Fahrdienst kommt nicht in Fahrt

Die Kritik am Fahrdienst für Behinderte häuft sich: Die Telefonnummer sei ständig besetzt, bestellte Fahrzeuge kämen nicht, sagt der Behindertenverband. Er protestiert heute vor dem Roten Rathaus

Von Eva Gnädig

Die Behinderten machen mobil: Mit einer Kundgebung vor dem Roten Rathaus soll der Senat heute auf Qualitätsmängel beim Sonderfahrdienst aufmerksam gemacht werden. Anlass für den Protest ist der erneute Betreiberwechsel beim Fahrdienst. Man rechne mit 100 Teilnehmern, sagte der Veranstalter und Vorsitzende des Berliner Behindertenverbands, Ilja Seifert.

Hauptproblem sei die schlechte Erreichbarkeit der Rufnummer, so Seifert. Bis zu 30 Minuten Warteschleife müssten die Betroffenen in Kauf nehmen. Für diese Zeit würden Gebühren berechnet. „Ich habe eine Woche lang mehrmals täglich versucht, einen Wagen zu bestellen. Es war unmöglich, durchzukommen“, berichtet eine Frau der taz. Und komme man durch, müssten manche Betroffene vergebens warten: Sie würden gar nicht abgeholt – ohne Absage. Auch die Rückfahrten seien nicht gewährleistet. Zudem, so Seifert, müssen Betroffene Stornogebühren für ausgefallene Fahrten bezahlen, die der Betreiber zu verantworten habe.

Alle Fahrten müssen mindestens einen Tag im Voraus gebucht werden. Der Verband fordert deswegen eine Notrufnummer für dringende Fälle. Um die Probleme zu lösen, verlangt der Behindertenverband die Bildung eines Fahrgastbeirats: „Ein solches Gremium muss zu mindestens 50 Prozent von Betroffenen gestellt werden“, verlangt Seifert.

Kern des Problems sei die Kürzung der Zuschüsse durch das Land. Dies bestätigt der Landesbeauftragte für Behinderte, Martin Marquard. Derzeit betrage die Förderung 9,1 Millionen Euro, 3 Millionen Euro weniger als 2005. Zu diesem Preis wollte der frühere Anbieter des Fahrdienstes, der diese Aufgabe 25 Jahre lang erfüllte, nicht arbeiten, so Marquard. Deswegen wurde ihm im vergangenen Jahr die Verantwortung entzogen. Nach einem Interimsbetreiber betraute der Senat im Juli nach einer Ausschreibung die Wirtschaftsgenossenschaft Berliner Taxibesitzer (WBT) mit der Aufgabe.
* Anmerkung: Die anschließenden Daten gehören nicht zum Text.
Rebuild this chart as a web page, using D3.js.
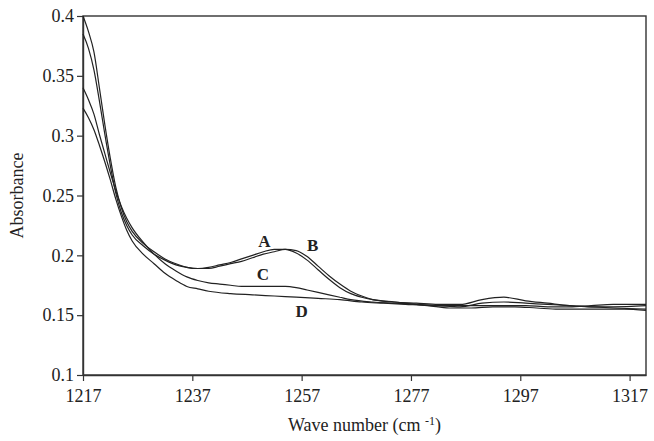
<!DOCTYPE html>
<html lang="en">
<head>
<meta charset="UTF-8">
<title>Absorbance</title>
<script src="https://d3js.org/d3.v7.min.js"></script>
<style>
  body { margin: 0; background: #fff; }
  text { font-family: "Liberation Serif", "Times New Roman", serif; fill: #222; }
  .curve { fill: none; stroke: #222; stroke-width: 1.2; }
</style>
</head>
<body>
<div id="chart"></div>
<script>
// wave numbers per spectrum
const waveA = [1217,1218,1219,1220,1221,1222,1223,1224,1225,1226,1228,1230,1232,1234,1236,1238,1240,1242,1244,1246,1248,1250,1252,1254,1256,1258,1260,1262,1264,1266,1268,1270,1274,1278,1282,1286,1290,1294,1298,1302,1306,1310,1314,1320];
const absA  = [0.400,0.387,0.370,0.340,0.309,0.281,0.257,0.240,0.228,0.220,0.210,0.203,0.197,0.193,0.190,0.189,0.190,0.192,0.194,0.197,0.200,0.203,0.205,0.205,0.202,0.196,0.188,0.180,0.173,0.168,0.165,0.163,0.161,0.160,0.159,0.159,0.163,0.165,0.162,0.160,0.158,0.157,0.156,0.155];

const waveB = [1217,1218,1219,1220,1221,1222,1223,1224,1225,1226,1228,1230,1232,1234,1236,1238,1240,1242,1244,1246,1248,1250,1252,1254,1256,1258,1260,1262,1264,1266,1268,1270,1274,1278,1282,1286,1290,1294,1298,1302,1306,1310,1314,1320];
const absB  = [0.385,0.373,0.355,0.329,0.301,0.275,0.252,0.236,0.225,0.217,0.208,0.201,0.196,0.192,0.190,0.189,0.189,0.191,0.193,0.195,0.198,0.201,0.203,0.205,0.204,0.199,0.191,0.183,0.176,0.170,0.166,0.163,0.161,0.159,0.158,0.157,0.160,0.161,0.160,0.159,0.158,0.157,0.157,0.158];

const waveC = [1217,1218,1219,1220,1221,1222,1223,1224,1225,1226,1228,1230,1232,1234,1236,1238,1240,1242,1244,1246,1250,1254,1256,1258,1260,1262,1264,1266,1270,1274,1278,1282,1286,1290,1294,1298,1302,1306,1310,1314,1320];
const absC  = [0.340,0.330,0.318,0.301,0.285,0.269,0.254,0.241,0.231,0.223,0.211,0.201,0.193,0.187,0.182,0.179,0.177,0.176,0.175,0.174,0.174,0.174,0.173,0.171,0.169,0.167,0.165,0.163,0.161,0.160,0.159,0.158,0.158,0.158,0.158,0.158,0.157,0.157,0.158,0.159,0.159];

const waveD = [1217,1218,1219,1220,1221,1222,1223,1224,1225,1226,1228,1230,1232,1234,1236,1238,1240,1244,1248,1252,1256,1260,1264,1268,1272,1276,1280,1284,1288,1292,1296,1300,1304,1308,1312,1316,1320];
const absD  = [0.323,0.315,0.305,0.292,0.278,0.263,0.247,0.233,0.221,0.212,0.201,0.193,0.185,0.179,0.174,0.172,0.170,0.168,0.167,0.166,0.165,0.164,0.163,0.161,0.160,0.159,0.158,0.156,0.156,0.157,0.157,0.156,0.155,0.155,0.155,0.155,0.154];

const curveNames = ["A", "B", "C", "D"];
const labelWave = [1250.2, 1259.0, 1249.9, 1257.0];
const labelAbs  = [0.2114, 0.2078, 0.1836, 0.1532];

const xTicks = [1217, 1237, 1257, 1277, 1297, 1317];
const yTicks = [0.1, 0.15, 0.2, 0.25, 0.3, 0.35, 0.4];

const width = 654, height = 441;
const margin = { top: 16, right: 8, bottom: 66, left: 83 };

const svg = d3.select("#chart").append("svg")
  .attr("width", width)
  .attr("height", height);

const x = d3.scaleLinear().domain([1217, 1320]).range([margin.left, width - margin.right]);
const y = d3.scaleLinear().domain([0.1, 0.4]).range([height - margin.bottom, margin.top]);

// frame
svg.append("rect")
  .attr("x", margin.left).attr("y", margin.top)
  .attr("width", width - margin.left - margin.right)
  .attr("height", height - margin.top - margin.bottom)
  .attr("fill", "none").attr("stroke", "#333").attr("stroke-width", 1.4);

// axes
const xAxis = svg.append("g")
  .attr("transform", `translate(0,${height - margin.bottom})`)
  .call(d3.axisBottom(x).tickValues(xTicks).tickFormat(d3.format("d")).tickSize(6).tickSizeOuter(0));
const yAxis = svg.append("g")
  .attr("transform", `translate(${margin.left},0)`)
  .call(d3.axisLeft(y).tickValues(yTicks).tickFormat(d => String(+d.toFixed(2))).tickSize(6).tickSizeOuter(0));

[xAxis, yAxis].forEach(g => {
  g.select(".domain").attr("stroke", "#333").attr("stroke-width", 1.4);
  g.selectAll(".tick line").attr("stroke", "#333").attr("stroke-width", 1.2);
  g.selectAll(".tick text")
    .style("font-family", '"Liberation Serif", "Times New Roman", serif')
    .style("font-size", "18px").attr("fill", "#222");
});
xAxis.selectAll(".tick text").attr("dy", "1.0em");
yAxis.selectAll(".tick text").attr("x", -9);

// spectra
const series = [[waveA, absA], [waveB, absB], [waveC, absC], [waveD, absD]];
const line = d3.line().x(d => x(d[0])).y(d => y(d[1])).curve(d3.curveMonotoneX);

svg.append("g").selectAll("path")
  .data(series)
  .join("path")
  .attr("class", "curve")
  .attr("d", s => line(s[0].map((w, i) => [w, s[1][i]])));

// curve labels
svg.append("g").selectAll("text")
  .data(curveNames)
  .join("text")
  .attr("x", (d, i) => x(labelWave[i]))
  .attr("y", (d, i) => y(labelAbs[i]))
  .attr("text-anchor", "middle")
  .attr("dominant-baseline", "central")
  .style("font-size", "17px")
  .style("font-weight", "bold")
  .text(d => d);

// axis titles
const xt = svg.append("text")
  .attr("x", (margin.left + width - margin.right) / 2)
  .attr("y", 431)
  .attr("text-anchor", "middle")
  .style("font-size", "18px");
xt.append("tspan").text("Wave number (cm ");
xt.append("tspan").attr("dy", -6).style("font-size", "12px").text("-1");
xt.append("tspan").attr("dy", 6).text(")");

svg.append("text")
  .attr("transform", `translate(23,${(margin.top + height - margin.bottom) / 2}) rotate(-90)`)
  .attr("text-anchor", "middle")
  .style("font-size", "18px")
  .text("Absorbance");
</script>
</body>
</html>
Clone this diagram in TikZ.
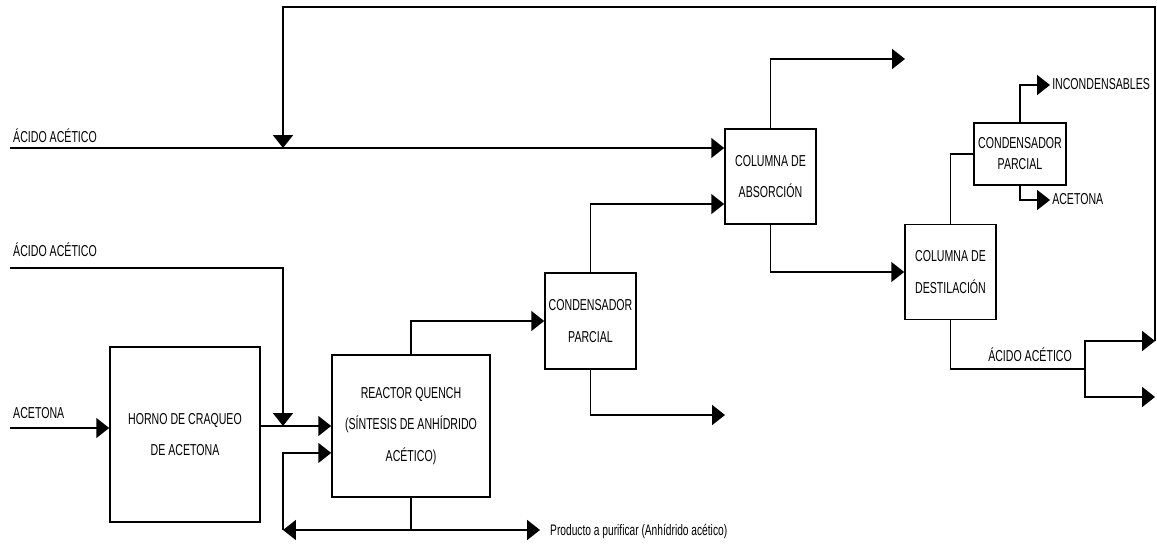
\documentclass[tikz,border=0pt]{standalone}
\usepackage{fontspec}
\newfontfamily\narrowfont[FakeStretch=0.67]{Liberation Sans}
\usetikzlibrary{arrows.meta}
\tikzstyle{unit} = [draw, line width=1.4pt, align=center, inner sep=0pt,
    font=\narrowfont\fontsize{13.5}{27}\selectfont]
\tikzstyle{tag} = [inner sep=0pt, anchor=base west,
    font=\narrowfont\fontsize{13.5}{15}\selectfont]
\tikzstyle{line} = [line width=1.4pt]
\tikzstyle{arrow} = [line width=1.4pt,-{Triangle[length=11pt,width=17pt]}]

\begin{document}
\begin{tikzpicture}[x=0.03cm,y=-0.03cm]
        \useasboundingbox (0,0) rectangle (1157,544);
        \node (horno)[unit,
            minimum width=4.5cm,
            minimum height=5.25cm] at (185,434.5) {HORNO DE CRAQUEO\\DE ACETONA};
        \node (reactor)[unit,
            minimum width=4.74cm,
            minimum height=4.26cm] at (411,426) {REACTOR QUENCH\\(SÍNTESIS DE ANHÍDRIDO\\ACÉTICO)};
        \node (cond1)[unit,
            minimum width=2.73cm,
            minimum height=2.88cm] at (590.5,321) {CONDENSADOR\\PARCIAL};
        \node (absor)[unit,
            minimum width=2.73cm,
            minimum height=2.85cm] at (770.5,176.5) {COLUMNA DE\\ABSORCIÓN};
        \node (desti)[unit,
            minimum width=2.73cm,
            minimum height=2.85cm] at (950.5,272) {COLUMNA DE\\DESTILACIÓN};
        \node (cond2)[unit,
            font=\narrowfont\fontsize{13.5}{18}\selectfont,
            minimum width=2.76cm,
            minimum height=1.86cm] at (1020,154) {CONDENSADOR\\PARCIAL};

        \coordinate (acid1) at (10,148);
        \coordinate (acid2) at (10,268);
        \coordinate (acetona) at (10,428);
        \coordinate (mix) at (283,426);
        \coordinate (ret) at (283,530);
        \coordinate (prod) at (540,530);
        \coordinate (gas1) at (725,415);
        \coordinate (vent) at (905,59);
        \coordinate (incond) at (1050,85);
        \coordinate (aceto) at (1050,200);
        \coordinate (split) at (1085,369);
        \coordinate (out1) at (1155,341);
        \coordinate (out2) at (1155,397);
        \coordinate (loop) at (1155,7);

        \node (t acid1)[tag] at (13,143) {ÁCIDO ACÉTICO};
        \node (t acid2)[tag] at (13,257) {ÁCIDO ACÉTICO};
        \node (t acetona)[tag] at (13,418) {ACETONA};
        \node (t prod)[tag,font=\narrowfont\fontsize{13}{15}\selectfont] at (550,535) {Producto a purificar (Anhídrido acético)};
        \node (t incond)[tag] at (1052,90) {INCONDENSABLES};
        \node (t aceto)[tag] at (1052,205) {ACETONA};
        \node (t acid3)[tag] at (988,361) {ÁCIDO ACÉTICO};

        \draw [arrow] (acetona) -- (acetona -| horno.west);
        \draw [arrow] (horno.east |- reactor.west) -- (reactor.west);
        \draw [arrow] (acid2) -| (mix);
        \draw [arrow] (reactor.south) |- (prod);
        \draw [arrow] (reactor.south |- prod) -- (ret);
        \draw [arrow] (ret) |- ([yshift=-23pt]reactor.west);
        \draw [arrow] (reactor.north) |- (cond1.west);
        \draw [arrow] (cond1.north) |- ([yshift=-23.5pt]absor.west);
        \draw [arrow] (cond1.south) |- (gas1);
        \draw [arrow] (acid1) -- (acid1 -| absor.west);
        \draw [arrow] (absor.north) |- (vent);
        \draw [arrow] (absor.south) |- (desti.west);
        \draw [line] (desti.north) |- (cond2.west);
        \draw [arrow] (cond2.north) |- (incond);
        \draw [arrow] (cond2.south) |- (aceto);
        \draw [line] (desti.south) |- (split);
        \draw [arrow] (split) |- (out1);
        \draw [arrow] (split) |- (out2);
        \draw [arrow] (out1) -- (loop) -| (acid1 -| mix);
    \end{tikzpicture}
\end{document}
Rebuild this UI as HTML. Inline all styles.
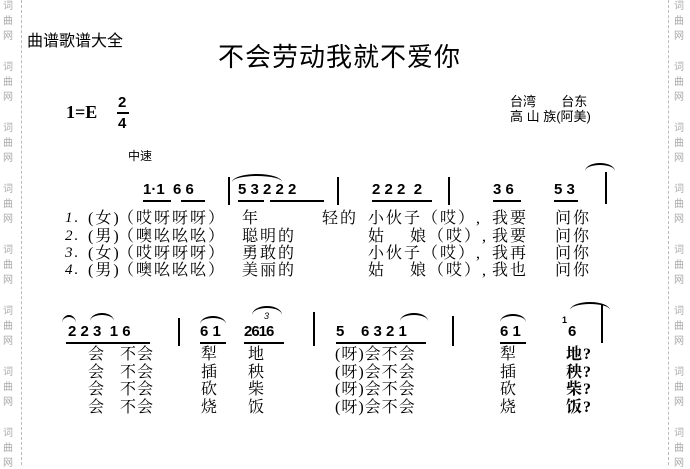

Seither klagt der Behindertenverband über Verschlechterungen. Seifert spricht von einem ihm nicht verständlichen Widerspruch: „Der Senat beteuert, dass die Anzahl der Fahrten beim neuen Betreiber trotz der finanziellen Kürzungen gleich geblieben sei. Gleichzeitig klagen die Subunternehmer der WBT aber über Verluste im fünfstelligen Bereich.“ Betroffene wiederum beschwerten sich, dass es immer schwieriger sei, überhaupt eine Fahrt zu bekommen. „Da beißt sich irgendetwas in den Schwanz. Ich weiß nur noch nicht, was“, kommentiert Seifert, der auch Bundestagsabgeordneter der PDS ist.

Zuständig für den Fahrdienst ist Sozialsenatorin Heidi Knake-Werner (PDS). Ihre Staatssekretärin verteidigt das freiwillige Angebot des Senats gegen die Kritik. Bei den Kritikpunkten handle es sich um Anlaufprobleme, so Petra Leuschner. Und die werde man rasch beseitigen. Leuschner wird sich heute den Fragen der protestierenden Betroffenen stellen.